* INPUT ROWS:
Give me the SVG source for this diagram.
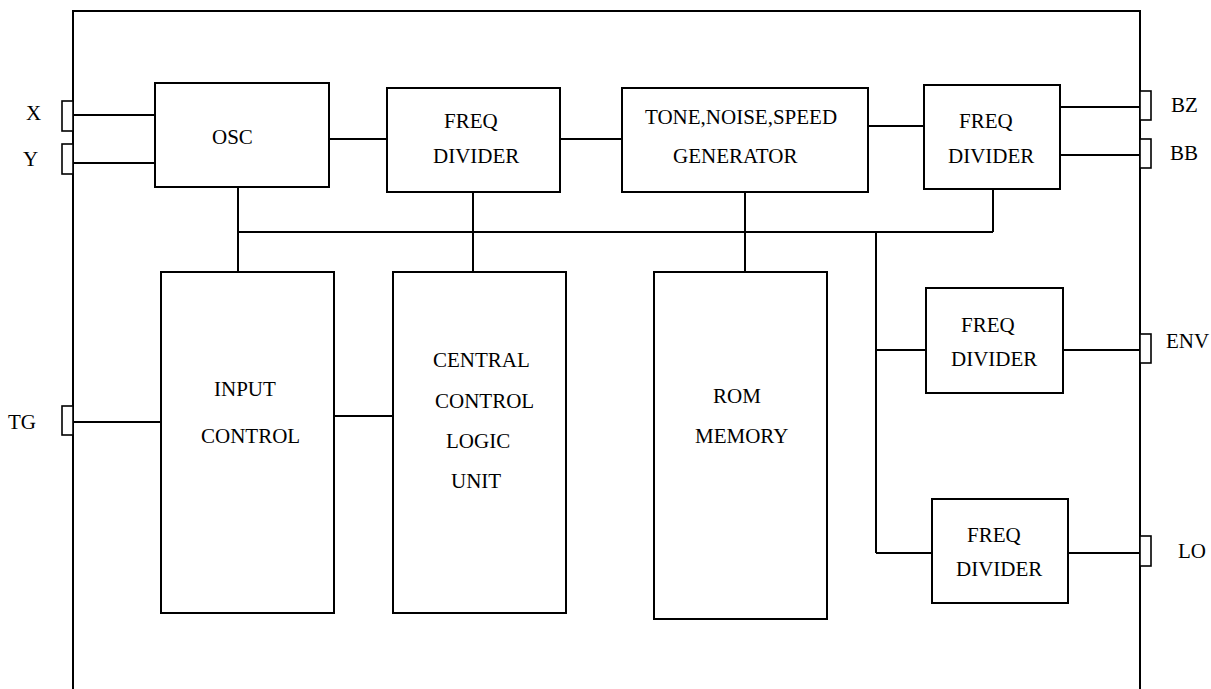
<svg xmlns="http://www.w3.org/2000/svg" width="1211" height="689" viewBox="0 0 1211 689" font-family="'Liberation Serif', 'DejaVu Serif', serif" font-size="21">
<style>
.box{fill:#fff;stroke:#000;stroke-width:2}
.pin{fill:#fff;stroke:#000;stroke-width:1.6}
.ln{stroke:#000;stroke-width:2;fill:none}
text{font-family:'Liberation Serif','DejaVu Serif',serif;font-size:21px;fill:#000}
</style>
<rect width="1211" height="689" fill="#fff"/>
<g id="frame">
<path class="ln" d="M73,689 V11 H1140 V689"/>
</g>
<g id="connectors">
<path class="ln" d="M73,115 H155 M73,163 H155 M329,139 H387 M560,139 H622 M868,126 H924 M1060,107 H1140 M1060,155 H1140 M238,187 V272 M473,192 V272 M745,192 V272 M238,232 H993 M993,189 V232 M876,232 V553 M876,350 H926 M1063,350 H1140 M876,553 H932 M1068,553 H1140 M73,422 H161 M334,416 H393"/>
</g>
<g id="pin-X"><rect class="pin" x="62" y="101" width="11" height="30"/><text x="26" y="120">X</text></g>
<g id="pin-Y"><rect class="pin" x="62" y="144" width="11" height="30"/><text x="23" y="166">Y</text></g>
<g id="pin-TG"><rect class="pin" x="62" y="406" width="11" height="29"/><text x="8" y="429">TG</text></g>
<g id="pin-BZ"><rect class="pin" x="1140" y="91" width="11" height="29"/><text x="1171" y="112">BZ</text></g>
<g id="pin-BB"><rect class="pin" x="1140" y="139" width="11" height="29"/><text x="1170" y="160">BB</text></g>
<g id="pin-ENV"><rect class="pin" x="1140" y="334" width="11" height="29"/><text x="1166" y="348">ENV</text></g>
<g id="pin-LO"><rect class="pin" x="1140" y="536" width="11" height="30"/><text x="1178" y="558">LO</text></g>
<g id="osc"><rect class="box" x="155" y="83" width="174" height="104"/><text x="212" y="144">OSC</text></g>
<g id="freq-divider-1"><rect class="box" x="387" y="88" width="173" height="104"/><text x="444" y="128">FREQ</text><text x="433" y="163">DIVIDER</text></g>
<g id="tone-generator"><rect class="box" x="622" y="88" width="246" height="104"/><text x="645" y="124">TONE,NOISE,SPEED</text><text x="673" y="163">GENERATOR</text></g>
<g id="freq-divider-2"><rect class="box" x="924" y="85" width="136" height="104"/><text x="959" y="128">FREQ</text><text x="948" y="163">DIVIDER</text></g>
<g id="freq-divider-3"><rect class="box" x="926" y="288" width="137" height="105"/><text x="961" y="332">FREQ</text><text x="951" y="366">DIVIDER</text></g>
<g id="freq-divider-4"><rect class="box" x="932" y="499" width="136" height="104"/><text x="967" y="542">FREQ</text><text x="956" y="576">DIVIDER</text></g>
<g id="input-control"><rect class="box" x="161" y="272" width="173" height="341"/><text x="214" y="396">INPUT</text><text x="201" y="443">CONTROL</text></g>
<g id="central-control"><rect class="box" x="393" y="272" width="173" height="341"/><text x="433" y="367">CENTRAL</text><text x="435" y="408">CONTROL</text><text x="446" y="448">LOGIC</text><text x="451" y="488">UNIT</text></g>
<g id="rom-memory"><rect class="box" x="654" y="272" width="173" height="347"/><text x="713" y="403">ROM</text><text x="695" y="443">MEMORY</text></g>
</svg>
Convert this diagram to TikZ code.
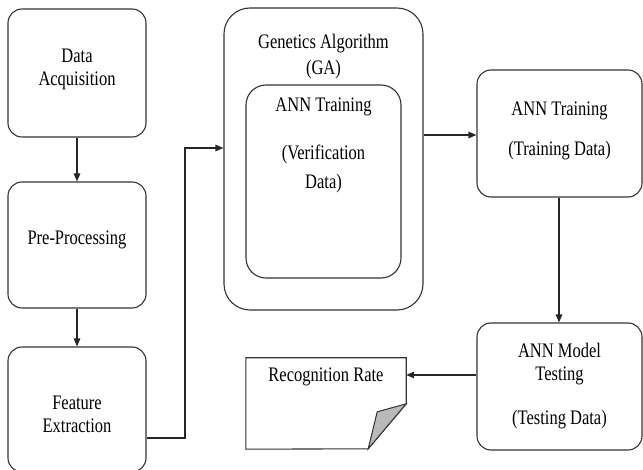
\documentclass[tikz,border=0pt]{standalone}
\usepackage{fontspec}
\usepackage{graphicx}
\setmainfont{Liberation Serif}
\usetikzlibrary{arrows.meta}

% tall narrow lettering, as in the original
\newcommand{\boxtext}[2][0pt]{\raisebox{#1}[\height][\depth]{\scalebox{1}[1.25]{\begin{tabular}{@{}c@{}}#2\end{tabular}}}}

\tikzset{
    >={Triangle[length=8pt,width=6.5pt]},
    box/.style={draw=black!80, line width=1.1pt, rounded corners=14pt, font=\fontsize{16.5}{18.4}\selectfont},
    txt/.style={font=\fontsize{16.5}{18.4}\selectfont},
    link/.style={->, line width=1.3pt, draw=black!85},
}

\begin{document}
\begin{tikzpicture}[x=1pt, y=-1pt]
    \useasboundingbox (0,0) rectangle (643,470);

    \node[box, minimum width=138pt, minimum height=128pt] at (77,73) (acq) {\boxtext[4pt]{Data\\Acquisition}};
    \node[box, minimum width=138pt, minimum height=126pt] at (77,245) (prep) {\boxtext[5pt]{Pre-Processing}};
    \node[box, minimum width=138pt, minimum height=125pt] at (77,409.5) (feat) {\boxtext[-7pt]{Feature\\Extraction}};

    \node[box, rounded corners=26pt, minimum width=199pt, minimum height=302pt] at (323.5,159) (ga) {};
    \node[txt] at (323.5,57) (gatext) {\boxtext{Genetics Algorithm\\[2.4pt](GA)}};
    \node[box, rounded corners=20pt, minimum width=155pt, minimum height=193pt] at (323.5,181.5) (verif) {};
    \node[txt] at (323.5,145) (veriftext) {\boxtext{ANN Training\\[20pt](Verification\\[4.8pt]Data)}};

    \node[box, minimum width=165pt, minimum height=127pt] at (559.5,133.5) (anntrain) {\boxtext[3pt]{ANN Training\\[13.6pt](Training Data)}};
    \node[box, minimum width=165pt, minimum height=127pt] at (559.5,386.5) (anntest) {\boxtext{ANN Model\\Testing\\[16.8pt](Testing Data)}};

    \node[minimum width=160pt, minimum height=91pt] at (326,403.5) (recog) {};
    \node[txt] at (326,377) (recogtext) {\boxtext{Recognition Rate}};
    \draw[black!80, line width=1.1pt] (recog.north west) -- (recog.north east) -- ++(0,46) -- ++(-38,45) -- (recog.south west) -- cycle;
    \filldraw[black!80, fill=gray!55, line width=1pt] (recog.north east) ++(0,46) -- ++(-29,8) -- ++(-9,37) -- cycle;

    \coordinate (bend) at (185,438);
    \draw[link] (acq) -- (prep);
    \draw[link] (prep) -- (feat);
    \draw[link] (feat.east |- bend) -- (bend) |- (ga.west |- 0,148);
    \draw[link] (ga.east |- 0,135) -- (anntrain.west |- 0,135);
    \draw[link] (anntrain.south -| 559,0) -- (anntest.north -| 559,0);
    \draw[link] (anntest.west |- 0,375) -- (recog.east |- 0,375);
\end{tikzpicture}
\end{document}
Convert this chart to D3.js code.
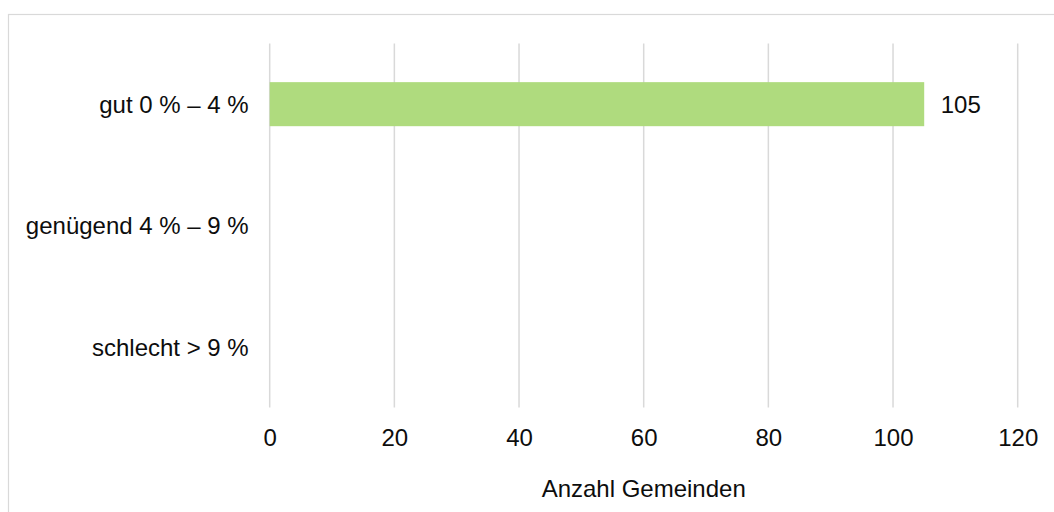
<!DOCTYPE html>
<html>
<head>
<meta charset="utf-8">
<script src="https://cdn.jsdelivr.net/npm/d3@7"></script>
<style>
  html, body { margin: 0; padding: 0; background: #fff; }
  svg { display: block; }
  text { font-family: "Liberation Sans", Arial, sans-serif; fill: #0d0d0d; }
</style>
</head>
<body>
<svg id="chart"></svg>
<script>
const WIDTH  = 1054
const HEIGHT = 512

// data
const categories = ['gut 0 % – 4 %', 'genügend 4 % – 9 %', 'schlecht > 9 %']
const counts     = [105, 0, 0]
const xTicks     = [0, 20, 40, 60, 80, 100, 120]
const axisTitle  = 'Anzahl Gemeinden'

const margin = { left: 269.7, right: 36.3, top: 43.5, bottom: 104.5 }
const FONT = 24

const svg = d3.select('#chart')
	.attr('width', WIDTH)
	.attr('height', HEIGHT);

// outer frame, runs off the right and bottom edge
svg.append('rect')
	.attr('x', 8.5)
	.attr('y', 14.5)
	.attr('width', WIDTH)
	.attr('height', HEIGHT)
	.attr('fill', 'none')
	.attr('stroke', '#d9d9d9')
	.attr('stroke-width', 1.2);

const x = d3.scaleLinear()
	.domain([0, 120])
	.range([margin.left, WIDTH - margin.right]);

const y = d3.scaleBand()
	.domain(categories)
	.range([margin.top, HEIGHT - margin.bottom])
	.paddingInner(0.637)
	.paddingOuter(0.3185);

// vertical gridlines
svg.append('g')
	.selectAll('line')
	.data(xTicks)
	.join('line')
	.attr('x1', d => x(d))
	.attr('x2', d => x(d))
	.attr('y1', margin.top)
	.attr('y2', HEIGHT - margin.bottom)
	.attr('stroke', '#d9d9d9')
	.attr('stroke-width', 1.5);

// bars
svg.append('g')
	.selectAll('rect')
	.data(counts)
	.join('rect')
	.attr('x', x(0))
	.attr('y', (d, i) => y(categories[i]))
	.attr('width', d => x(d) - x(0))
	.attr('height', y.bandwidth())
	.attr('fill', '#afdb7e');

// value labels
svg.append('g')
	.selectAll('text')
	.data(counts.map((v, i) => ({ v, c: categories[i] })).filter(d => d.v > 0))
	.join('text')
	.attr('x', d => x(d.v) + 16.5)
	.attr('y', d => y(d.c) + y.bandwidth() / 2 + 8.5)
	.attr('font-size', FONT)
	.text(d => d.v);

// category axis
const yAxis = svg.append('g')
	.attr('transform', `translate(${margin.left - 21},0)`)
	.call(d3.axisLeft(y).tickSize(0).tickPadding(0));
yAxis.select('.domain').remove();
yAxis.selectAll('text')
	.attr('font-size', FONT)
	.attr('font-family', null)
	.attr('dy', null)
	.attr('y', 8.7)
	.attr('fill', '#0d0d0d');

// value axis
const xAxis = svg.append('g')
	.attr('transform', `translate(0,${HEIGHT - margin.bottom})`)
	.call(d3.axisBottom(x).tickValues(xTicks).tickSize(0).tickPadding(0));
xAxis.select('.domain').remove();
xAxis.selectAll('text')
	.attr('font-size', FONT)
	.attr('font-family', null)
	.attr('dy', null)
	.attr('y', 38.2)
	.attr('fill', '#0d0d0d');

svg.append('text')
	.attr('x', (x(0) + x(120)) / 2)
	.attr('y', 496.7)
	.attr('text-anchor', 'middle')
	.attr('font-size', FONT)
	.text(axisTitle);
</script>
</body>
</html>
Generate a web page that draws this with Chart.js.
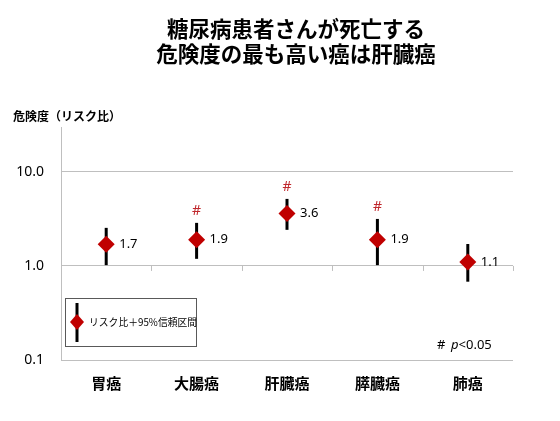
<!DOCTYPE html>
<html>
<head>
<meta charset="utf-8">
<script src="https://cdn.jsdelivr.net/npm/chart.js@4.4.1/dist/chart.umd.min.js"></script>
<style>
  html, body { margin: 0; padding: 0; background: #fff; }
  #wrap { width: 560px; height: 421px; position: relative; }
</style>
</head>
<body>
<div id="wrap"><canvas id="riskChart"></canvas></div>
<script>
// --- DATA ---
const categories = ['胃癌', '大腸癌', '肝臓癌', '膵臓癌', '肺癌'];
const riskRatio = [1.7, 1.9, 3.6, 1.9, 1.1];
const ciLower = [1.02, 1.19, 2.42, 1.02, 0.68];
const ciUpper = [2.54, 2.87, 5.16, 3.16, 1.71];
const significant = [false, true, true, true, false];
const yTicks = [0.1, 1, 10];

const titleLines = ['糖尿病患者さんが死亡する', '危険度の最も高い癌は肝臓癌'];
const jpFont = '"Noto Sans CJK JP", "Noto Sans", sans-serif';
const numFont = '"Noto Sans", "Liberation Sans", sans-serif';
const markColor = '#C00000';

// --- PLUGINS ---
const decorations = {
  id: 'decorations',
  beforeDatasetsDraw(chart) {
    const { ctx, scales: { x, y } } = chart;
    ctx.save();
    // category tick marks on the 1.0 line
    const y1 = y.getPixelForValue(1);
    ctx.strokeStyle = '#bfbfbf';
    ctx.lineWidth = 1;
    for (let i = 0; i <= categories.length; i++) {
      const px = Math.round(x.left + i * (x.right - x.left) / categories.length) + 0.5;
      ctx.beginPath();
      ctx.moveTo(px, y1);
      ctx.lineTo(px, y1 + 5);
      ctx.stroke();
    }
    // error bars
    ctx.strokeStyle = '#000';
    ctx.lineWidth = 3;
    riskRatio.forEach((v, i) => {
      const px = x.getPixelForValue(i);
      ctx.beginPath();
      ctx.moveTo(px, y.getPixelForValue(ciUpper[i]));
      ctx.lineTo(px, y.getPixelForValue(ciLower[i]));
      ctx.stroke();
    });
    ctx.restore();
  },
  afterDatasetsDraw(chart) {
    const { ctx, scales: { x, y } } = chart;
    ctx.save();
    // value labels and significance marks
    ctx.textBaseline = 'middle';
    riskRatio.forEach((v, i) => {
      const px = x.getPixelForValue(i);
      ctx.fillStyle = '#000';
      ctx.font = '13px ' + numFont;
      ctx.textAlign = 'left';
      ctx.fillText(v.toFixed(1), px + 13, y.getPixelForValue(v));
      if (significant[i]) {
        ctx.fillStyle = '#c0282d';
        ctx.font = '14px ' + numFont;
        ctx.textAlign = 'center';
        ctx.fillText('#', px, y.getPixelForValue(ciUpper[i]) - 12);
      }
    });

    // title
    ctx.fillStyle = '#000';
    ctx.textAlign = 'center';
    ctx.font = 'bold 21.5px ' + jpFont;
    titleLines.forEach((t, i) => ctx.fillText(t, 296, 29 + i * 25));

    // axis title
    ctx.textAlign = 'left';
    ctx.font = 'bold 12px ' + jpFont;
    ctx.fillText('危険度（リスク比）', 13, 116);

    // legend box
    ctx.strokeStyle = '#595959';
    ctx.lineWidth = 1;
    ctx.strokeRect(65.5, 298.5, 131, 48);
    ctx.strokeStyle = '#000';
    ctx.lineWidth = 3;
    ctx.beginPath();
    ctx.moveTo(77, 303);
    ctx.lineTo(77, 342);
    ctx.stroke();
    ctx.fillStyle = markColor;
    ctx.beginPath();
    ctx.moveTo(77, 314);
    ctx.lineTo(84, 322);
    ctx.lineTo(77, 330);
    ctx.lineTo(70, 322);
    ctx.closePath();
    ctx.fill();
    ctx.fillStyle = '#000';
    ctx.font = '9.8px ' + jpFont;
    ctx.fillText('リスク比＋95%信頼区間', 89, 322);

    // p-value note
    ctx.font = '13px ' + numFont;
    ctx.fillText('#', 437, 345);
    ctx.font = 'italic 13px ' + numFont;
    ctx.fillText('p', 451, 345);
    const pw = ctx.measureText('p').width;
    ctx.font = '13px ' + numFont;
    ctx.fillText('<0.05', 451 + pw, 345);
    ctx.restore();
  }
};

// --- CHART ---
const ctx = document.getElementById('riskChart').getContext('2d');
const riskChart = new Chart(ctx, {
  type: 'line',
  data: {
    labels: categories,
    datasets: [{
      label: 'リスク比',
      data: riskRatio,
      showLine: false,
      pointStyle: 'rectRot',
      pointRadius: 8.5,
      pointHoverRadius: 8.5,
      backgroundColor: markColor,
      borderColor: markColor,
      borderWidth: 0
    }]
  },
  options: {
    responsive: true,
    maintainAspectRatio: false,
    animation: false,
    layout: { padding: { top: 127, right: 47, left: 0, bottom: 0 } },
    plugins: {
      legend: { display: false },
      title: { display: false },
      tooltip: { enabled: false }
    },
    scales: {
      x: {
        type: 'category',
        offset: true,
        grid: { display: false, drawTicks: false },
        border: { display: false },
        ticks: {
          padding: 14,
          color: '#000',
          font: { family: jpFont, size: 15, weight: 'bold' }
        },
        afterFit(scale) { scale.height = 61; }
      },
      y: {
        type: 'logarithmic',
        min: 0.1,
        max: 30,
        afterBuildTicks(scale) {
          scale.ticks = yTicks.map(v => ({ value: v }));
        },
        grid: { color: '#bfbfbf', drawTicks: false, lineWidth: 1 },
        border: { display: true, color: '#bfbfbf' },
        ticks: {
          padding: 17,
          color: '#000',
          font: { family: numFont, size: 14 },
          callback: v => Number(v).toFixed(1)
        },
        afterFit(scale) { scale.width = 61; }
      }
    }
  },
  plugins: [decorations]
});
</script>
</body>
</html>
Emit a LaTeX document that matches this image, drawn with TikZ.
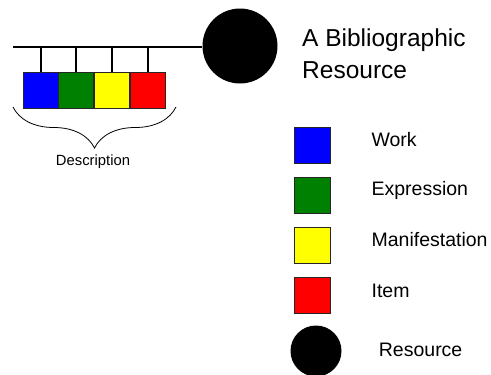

* AIM OF THE TASK: Both the line containing "Generate a web" and the line containing "const yTicks = [0.1, 1, 10];" belong in the copy, along with every line between them. Reproduce that stretch exactly, without the pictures.

* RESULT:
Generate a web page that draws this with Chart.js.
<!DOCTYPE html>
<html>
<head>
<meta charset="utf-8">
<script src="https://cdn.jsdelivr.net/npm/chart.js@4.4.1/dist/chart.umd.min.js"></script>
<style>
  html, body { margin: 0; padding: 0; background: #fff; }
  #wrap { width: 560px; height: 421px; position: relative; }
</style>
</head>
<body>
<div id="wrap"><canvas id="riskChart"></canvas></div>
<script>
// --- DATA ---
const categories = ['胃癌', '大腸癌', '肝臓癌', '膵臓癌', '肺癌'];
const riskRatio = [1.7, 1.9, 3.6, 1.9, 1.1];
const ciLower = [1.02, 1.19, 2.42, 1.02, 0.68];
const ciUpper = [2.54, 2.87, 5.16, 3.16, 1.71];
const significant = [false, true, true, true, false];
const yTicks = [0.1, 1, 10];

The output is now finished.